119 Judge Cudahy's dissenting position was preferred by the Supreme Court of Illinois in Traveler's Insurance Co v Eljer Manufacturing Inc (2001). On substantially the same facts as those considered by the Seventh Circuit, the Supreme Court concluded at 502 that:
under its plain and ordinary meaning, the term "physical injury" unambiguously connotes damage to tangible property causing an alteration in appearance, shape, color or in other material dimension. We reject the policyholders' assertion that, under the post-1981 excess CGL policies, the very installation of a functional Qest system into a structure constitutes "property damage." Insurance coverage is not triggered where the Qest system does not cause any physical injury to tangible property during the policy period and performs as intended.

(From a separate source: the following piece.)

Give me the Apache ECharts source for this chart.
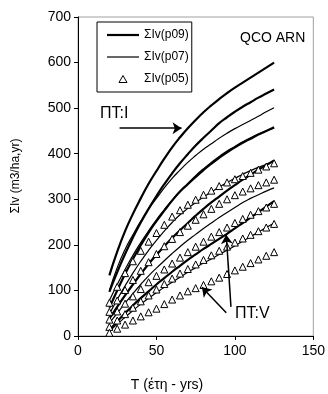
<!DOCTYPE html>
<html>
<head>
<meta charset="utf-8">
<script src="https://cdn.jsdelivr.net/npm/echarts@6/dist/echarts.min.js"></script>
<style>html,body{margin:0;padding:0;background:#fff}#c{width:328px;height:394px}</style>
</head>
<body>
<div id="c"></div>
<script>
// Age T (years)
var T = [20,25,30,35,40,45,50,55,60,65,70,75,80,85,90,95,100,105,110,115,120,125];
// Site class I
var I_p09 = [133,185,230,268,302,334,362,389,414,436,456,474,491,506,520,533,545,556,567,578,589,600];
var I_p07 = [100,150,190,222,252,279,302,325,346,364,381,396,410,422,434,445,455,464,473,482,492,501];
var I_p05 = [73,108,138,164,187,207,226,244,262,276,288,299,310,319,329,337,344,351,358,365,372,379];
// Site class II
var II_p09 = [97,140,180,216,249,279,307,333,357,379,399,418,435,451,467,480,492,503,513,523,532,541];
var II_p07 = [78,113,146,177,205,231,255,277,298,317,335,352,367,381,394,406,416,426,435,443,450,456];
var II_p05 = [53,78,101,123,143,162,180,197,213,228,242,255,267,279,290,300,309,317,324,331,337,343];
// Site class III
var III_p09 = [62,100,136,169,199,227,252,275,297,317,333,349,364,378,391,403,414,424,433,442,450,458];
var III_p07 = [48,80,110,138,164,188,210,230,249,266,280,293,305,316,327,337,346,355,363,370,377,383];
var III_p05 = [36,54,71,87,103,118,132,146,159,172,184,196,207,218,228,238,248,257,266,274,282,290];
// Site class IV
var IV_p09 = [38,64,89,113,136,158,178,197,215,232,248,264,279,293,306,319,331,343,354,365,375,385];
var IV_p07 = [28,50,72,93,113,132,149,165,181,196,210,223,236,248,260,271,282,293,302,310,318,325];
var IV_p05 = [20,34,48,62,76,89,102,114,126,137,147,157,167,177,187,196,205,214,222,230,238,246];
// Site class V
var V_p09 = [13,32,50,67,83,98,113,127,141,154,167,179,191,202,213,224,236,248,260,272,284,296];
var V_p07 = [10,26,41,56,70,83,95,107,118,129,140,150,160,169,179,188,198,208,218,228,238,248];
var V_p05 = [7,16,25,34,43,52,60,70,80,89,98,105,112,120,128,136,144,152,160,168,176,184];

var xTicks = {min:0, max:150, interval:50};
var yTicks = {min:0, max:700, interval:100};
var names = ['ΣIv(p09)','ΣIv(p07)','ΣIv(p05)'];
// annotation anchors in data coordinates [T, V]
var arrowI = [[26.5,456],[66,456]];
var arrowV1 = [[97.5,64],[94.5,222]];
var arrowV2 = [[94.5,51],[79,107]];
var labelI = [14,489];
var labelV = [100,50];

var FONT = 'Liberation Sans, Arial, sans-serif';
function pairs(vals){ return T.map(function(t,i){ return [t, vals[i]]; }); }
var p09 = [I_p09, II_p09, III_p09, IV_p09, V_p09];
var p07 = [I_p07, II_p07, III_p07, IV_p07, V_p07];
var p05 = [I_p05, II_p05, III_p05, IV_p05, V_p05];
var series = [];
p09.forEach(function(v){
  series.push({name:names[0], type:'line', data:pairs(v), smooth:true, symbol:'none',
    lineStyle:{color:'#000', width:2.2}, itemStyle:{color:'#000'}, z:3, silent:true});
});
p07.forEach(function(v){
  series.push({name:names[1], type:'line', data:pairs(v), smooth:true, symbol:'none',
    lineStyle:{color:'#000', width:1.2}, itemStyle:{color:'#000'}, z:3, silent:true});
});
p05.forEach(function(v){
  series.push({name:names[2], type:'line', data:pairs(v), symbol:'triangle', symbolSize:7, showSymbol:true,
    lineStyle:{width:0, opacity:0}, itemStyle:{color:'#fff', borderColor:'#000', borderWidth:1}, z:4, silent:true});
});
function ml(a){ return [{coord:a[0]},{coord:a[1]}]; }
series[0].markLine = {silent:true, symbol:['none','arrow'], symbolSize:9, label:{show:false},
  itemStyle:{color:'#000'},
  lineStyle:{color:'#000', width:1.5, type:'solid'},
  data:[ml(arrowI), ml(arrowV1), ml(arrowV2)], animation:false};

var chart = echarts.init(document.getElementById('c'), null, {renderer:'canvas'});
chart.setOption({
  animation:false,
  backgroundColor:'#fff',
  grid:{left:78, right:12, top:17, bottom:58, show:true, borderColor:'#a0a0a0', borderWidth:1},
  legend:{data:[
      {name:names[0], icon:'path://M0,0H32V2.2H0Z'},
      {name:names[1], icon:'path://M0,0H32V1.2H0Z'},
      {name:names[2], icon:'path://M4,0L8,7L0,7Z', itemStyle:{color:'#fff', borderColor:'#000', borderWidth:1}}],
    orient:'vertical', left:97, top:22, symbolKeepAspect:true,
    backgroundColor:'#fff', borderColor:'#000', borderWidth:1, borderRadius:0,
    padding:[7,3,7,10], itemGap:10, itemWidth:32, itemHeight:7,
    textStyle:{fontFamily:FONT, fontSize:12, color:'#000'}, selectedMode:false},
  xAxis:{type:'value', min:xTicks.min, max:xTicks.max, interval:xTicks.interval,
    axisLine:{lineStyle:{color:'#000', width:1}}, axisTick:{show:true, inside:false, length:4, lineStyle:{color:'#000'}},
    splitLine:{show:false}, axisLabel:{fontFamily:FONT, fontSize:14, color:'#000', margin:8}},
  yAxis:{type:'value', min:yTicks.min, max:yTicks.max, interval:yTicks.interval,
    axisLine:{show:true, lineStyle:{color:'#000', width:1}}, axisTick:{show:true, inside:false, length:4, lineStyle:{color:'#000'}},
    splitLine:{show:false}, axisLabel:{fontFamily:FONT, fontSize:14, color:'#000', margin:7}},
  series:series
});
var pI = chart.convertToPixel({gridIndex:0}, labelI);
var pV = chart.convertToPixel({gridIndex:0}, labelV);
chart.setOption({graphic:[
  {type:'text', left:240, top:31, style:{text:'QCO ARN', fontFamily:FONT, fontSize:14, fill:'#000'}},
  {type:'text', x:pI[0], y:pI[1], style:{text:'ΠΤ:I', fontFamily:FONT, fontSize:16, fill:'#000', textVerticalAlign:'middle'}},
  {type:'text', x:pV[0], y:pV[1], style:{text:'ΠΤ:V', fontFamily:FONT, fontSize:16, fill:'#000', textVerticalAlign:'middle'}},
  {type:'text', x:16, y:176, rotation:Math.PI/2, style:{text:'ΣIv (m3/ha,yr)', fontFamily:FONT, fontSize:12, fill:'#000', textAlign:'center', textVerticalAlign:'middle'}},
  {type:'text', x:167, y:385, style:{text:'T (έτη - yrs)', fontFamily:FONT, fontSize:14, fill:'#000', textAlign:'center', textVerticalAlign:'middle'}}
]});
</script>
</body>
</html>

The plain language of the policies unambiguously states that the insurable event which gives rise to the insurers' obligation to provide coverage is the physical damage to tangible property. The term "physical" limits the word "injury" in the policies' definition of "property damage."
We also conclude that under its plain and ordinary meaning, the phrase "physical injury" does not include intangible damage to property, such as economic loss. We agree … that the diminution in value of a whole, resulting from the failure of a component to perform as promised, does not constitute a physical injury.

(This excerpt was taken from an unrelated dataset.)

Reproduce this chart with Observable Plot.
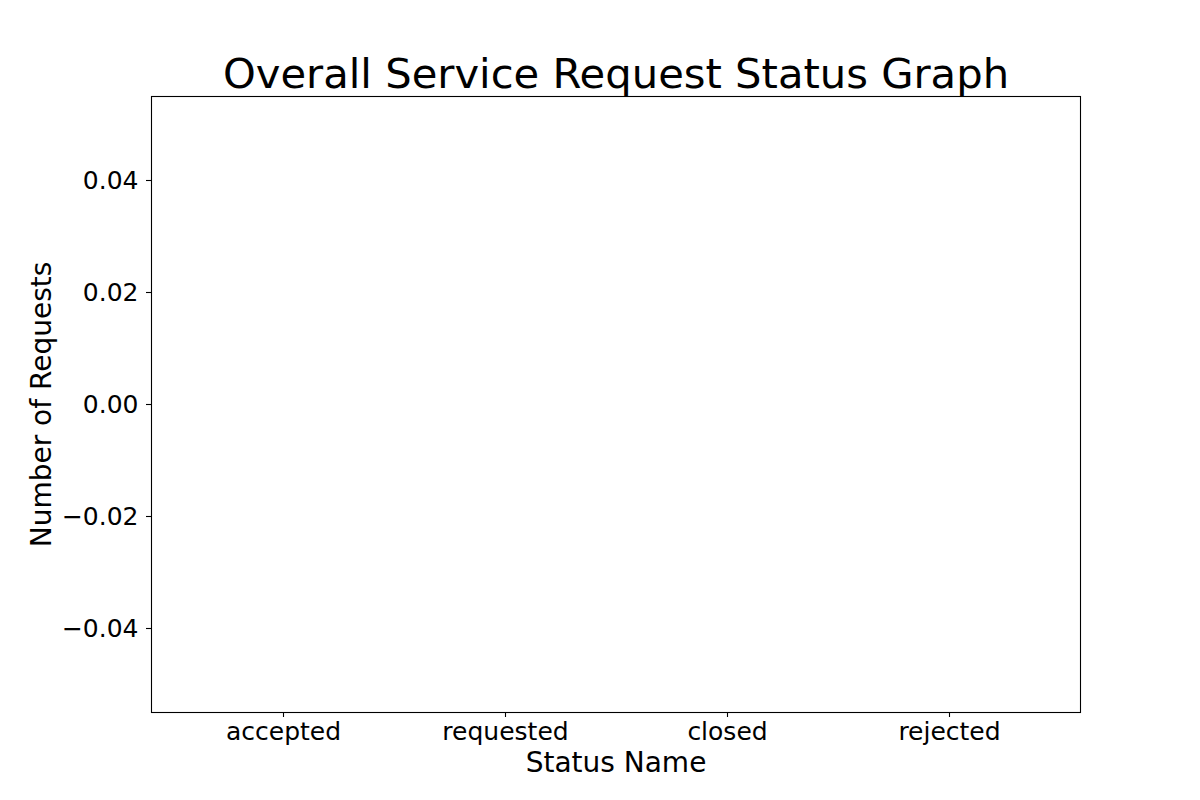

120 The Supreme Court of Illinois went on to endorse the thrust of CGU's argument in the present case, pointing out at 503 that:
if we were to interpret the post-1981 excess CGL policies as urged by the policyholders, "the policy would not only provide insurance against tort liability, but would function as a performance bond as well." As explained more fully in Qualls:
"[C]omprehensive general liability policies … are intended to protect the insured from liability for injury or damage to the persons or property of others; they are not intended to pay the costs associated with repairing or replacing the insured's defective work and products, which are purely economic loss. Finding coverage for the cost of replacing or repairing defective work would transform the policy into something akin to a performance bond."

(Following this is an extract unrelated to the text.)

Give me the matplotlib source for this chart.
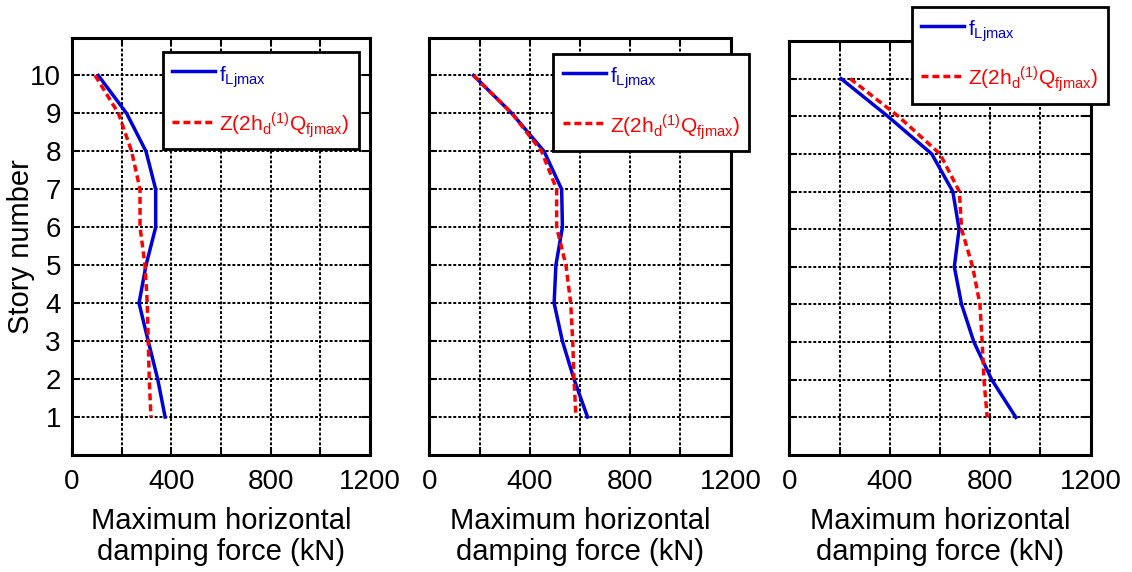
import matplotlib.pyplot as plt
from matplotlib.ticker import FixedLocator, FixedFormatter

plt.rcParams['font.family'] = ['Liberation Sans', 'DejaVu Sans']
plt.rcParams['mathtext.fontset'] = 'custom'
plt.rcParams['mathtext.rm'] = 'Liberation Sans'
plt.rcParams['mathtext.it'] = 'Liberation Sans:italic'
plt.rcParams['mathtext.default'] = 'regular'

stories = [10, 9, 8, 7, 6, 5, 4, 3, 2, 1]

# peak damper force per story (kN), three cases
f_ljmax_a = [106, 220, 298, 337, 337, 298, 270, 307, 345, 375]
z_q_a = [93, 187, 240, 274, 274, 294, 303, 307, 311, 318]

f_ljmax_b = [176, 329, 457, 527, 530, 504, 497, 530, 576, 630]
z_q_b = [176, 329, 447, 507, 507, 544, 563, 571, 576, 584]

f_ljmax_c = [206, 392, 567, 651, 676, 657, 686, 735, 806, 902]
z_q_c = [242, 434, 600, 677, 686, 730, 759, 768, 775, 788]

x_ticks = [0, 200, 400, 600, 800, 1000, 1200]
x_labels = ['0', '', '400', '', '800', '', '1200']
y_ticks = list(range(1, 11))

label_f = r'$f_{Ljmax}$'
label_z = r'$Z(2h_{d}{}^{(1)}Q_{fjmax})$'

fig = plt.figure(figsize=(11.32, 5.72), dpi=100)
W, H = 1132, 572

panels = [
    (f_ljmax_a, z_q_a, (72, 37.5, 370, 455), (162.7, 52.3), True),
    (f_ljmax_b, z_q_b, (429.3, 37.5, 730.7, 455), (553.3, 54), False),
    (f_ljmax_c, z_q_c, (789.3, 41, 1090.7, 455), (911.7, 6.7), False),
]

for f_vals, z_vals, (x0, y0, x1, y1), (lx, ly), show_y in panels:
    ax = fig.add_axes([x0 / W, 1 - y1 / H, (x1 - x0) / W, (y1 - y0) / H])
    ax.plot(f_vals, stories, color='#0000dd', lw=2.5, label=label_f)
    ax.plot(z_vals, stories, color='#ff0000', lw=2.5, ls='--',
            dashes=(2.0, 1.15), label=label_z)
    ax.set_xlim(0, 1200)
    ax.set_ylim(0, 11)
    ax.xaxis.set_major_locator(FixedLocator(x_ticks))
    ax.xaxis.set_major_formatter(FixedFormatter(x_labels))
    ax.yaxis.set_major_locator(FixedLocator(y_ticks))
    if not show_y:
        ax.set_yticklabels([])
    else:
        ax.set_ylabel('Story number', fontsize=21)
        ax.yaxis.set_label_coords(-0.125, 0.5)
    ax.tick_params(direction='in', length=6, width=1.5, labelsize=20,
                   top=True, right=True, pad=8)
    ax.tick_params(axis='x', pad=10)
    ax.grid(True, color='black', lw=1.4, ls=(0, (1.5, 1.0)))
    for sp in ax.spines.values():
        sp.set_linewidth(2.2)
    ax.set_xlabel('Maximum horizontal\ndamping force (kN)', fontsize=21,
                  linespacing=1.1, labelpad=9)

    leg = ax.legend(loc='upper left', bbox_to_anchor=(lx / W, 1 - ly / H),
                    bbox_transform=fig.transFigure, borderaxespad=0,
                    fontsize=15, fancybox=False, framealpha=1,
                    edgecolor='black', handlelength=2.07, handletextpad=0.2,
                    handleheight=1.5, labelspacing=1.0, borderpad=0.45,
                    labelcolor='linecolor')
    leg.get_frame().set_linewidth(2.0)

fig.savefig('out.png', dpi=100)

121 Somewhat ironically in light of the federal-state divide just identified, the only American authority which CGU specifically drew to my attention in the context of question 1(a) was a decision of the Seventh Circuit Court of Appeals: Hamilton Die Cast Inc v United States Fidelity and Guaranty Co 508 F 2 d 417 (1975). That case concerned an insured who had supplied tennis rackets with defective frames. The incorporation of a defective part (the frame) was said to be property damage (relevantly defined as "injury to … tangible property"). The Seventh Circuit Court of Appeals rejected the claim, stating at 419 that (emphasis added):
We do not think that the mere inclusion of a defective component, where no physical harm to the other parts results therefrom, constitutes "property damage" within the meaning of the policy.
122 Hamilton Die Cast was discussed in Carwald at 65, but ultimately distinguished. On the facts of Carwald, the pouring of the defective concrete did damage other property. As explained above, the pouring of the concrete physically injured the rebars, reinforcing steel and other equipment.